“Effective handling of customer complaints is fundamental to a firm’s ability to provide a satisfactory service and ensuring the ultimate customer experience.” A Barbadian from Britain gives her views…

Alison Weekes, Fifs, MSc, Int.Dip.Comp Banking & Compliance Professional UK

The Increase in Bank fees. Is this reflective of the Customer experience? I note with interest the various comments in relation to the announcement of the increase in bank fees by FirstCaribbean International Bank. We will in the coming months, see whether the strategic plans and income structure of the other competing financial services firms in Barbados will dictate that they too will have to increase their fees.

One wonders where`s the customer’s place in all of this. A fundamental in the business of banking is the nature of the banker-customer relationship. Traditionally, it was believed that ‘the customer is king’, where has this value now gone? It can be asked whether the Financial Services Institutions that are increasing their fees have actually considered the experience their customers have when transacting business with them and whether this is commensurate with the hike in fees.

In continuance with their treating customer fairly focus and to ensure clean and orderly markets, the UK Financial Services Authority published its review of the handling of customer complaints in banks in summer 2010. The FSA heightened the regulatory requirement for banks to place increased focus on the quality of service to the customer to ensure that they are treated fairly. Who ensures the customer is treated fairly by Banks in Barbados?

An approach to justify the increased fees would be to introduce a mechanism or benchmarks to ensure that the banks are made accountable for the quality of service they provide.
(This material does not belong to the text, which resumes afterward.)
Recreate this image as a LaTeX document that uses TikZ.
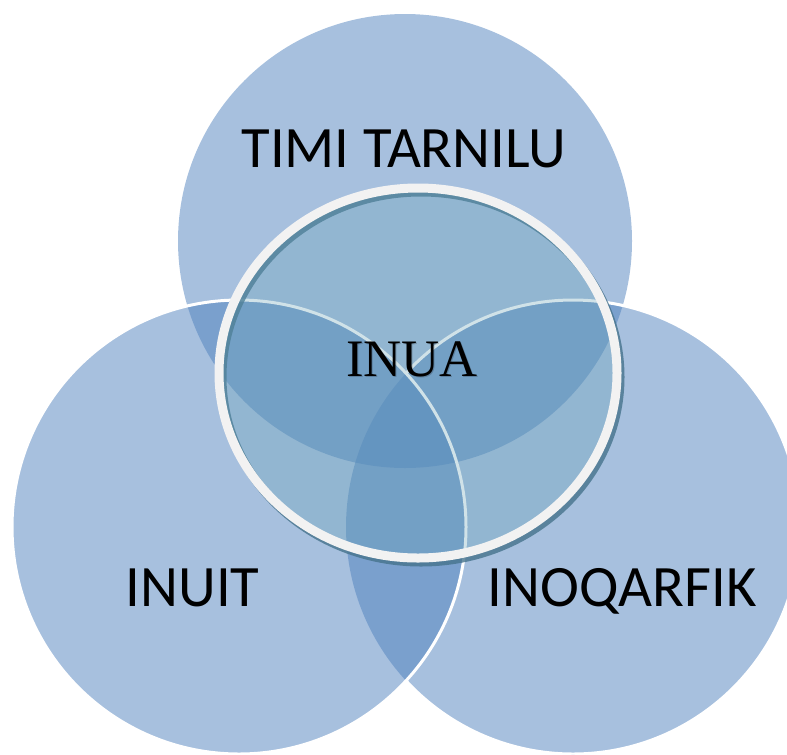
\documentclass[tikz,border=0pt]{standalone}
\usepackage{fontspec}
\newfontfamily\carlito{Carlito}
\newfontfamily\romain{Liberation Serif}
\definecolor{bleuvenn}{RGB}{79,129,189}
\definecolor{teinte}{RGB}{100,160,180}
\definecolor{anneau}{RGB}{242,242,242}
\definecolor{ombre}{RGB}{70,115,140}

\begin{document}
\begin{tikzpicture}[x=0.75pt,y=-0.75pt]
\tikzset{disque/.style={fill=bleuvenn, fill opacity=0.5},
  bord/.style={draw=white, line width=2.25pt},
  etiquette/.style={font=\carlito\fontsize{44}{50}\selectfont, anchor=base, inner sep=0pt},
  inua/.style={font=\romain\fontsize{39.5}{45}\selectfont, anchor=base, inner sep=0pt}}
\useasboundingbox (0,0) rectangle (787,754);
\clip (0,0) rectangle (787,754);
\coordinate (CH) at (405,241);
\coordinate (CG) at (239,527);
\coordinate (CD) at (573,527);
\coordinate (CI) at (418,373);
% les trois disques
\fill[disque] (CH) circle[radius=170.25pt];
\fill[disque] (CD) circle[radius=170.25pt];
\fill[disque] (CG) circle[radius=170.25pt];
\begin{scope}[even odd rule]
\clip (0,0) rectangle (787,754) (CG) circle[radius=170.25pt];
\draw[bord] (CD) circle[radius=170.25pt];
\end{scope}
\draw[bord] (CG) circle[radius=170.25pt];
% anneau central
\draw[draw=ombre, line width=6.75pt, opacity=0.8] ([shift={(3,4)}]CI) ellipse[x radius=149.25pt, y radius=138.75pt];
\draw[fill=teinte, fill opacity=0.3, draw=anneau, line width=6.75pt] (CI) ellipse[x radius=149.25pt, y radius=138.75pt];
\node[etiquette] (TT) at (404,167) {TIMI TARNILU};
\node[etiquette] (IT) at (192.5,606) {INUIT};
\node[etiquette] (IQ) at (622,606) {INOQARFIK};
\node[inua, opacity=0.2] (INUAo) at (413,377) {INUA};
\node[inua] (INUA) at (412,376) {INUA};
\end{tikzpicture}
\end{document}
Senior management are committed to increasing rates, where necessary, to satisfy their income structures which is understandable. However, to maintain transparency and confidence in the banking sector, they should also be required to evidence how engaged they are in the delivery of improvements of service and real value for money to customers. This is probably a focus that the regulators in Barbados could consider if they want to maintain confidence in this segment of the market. The time old retort moral suasion does not redound to the customers who are saddled with high fees.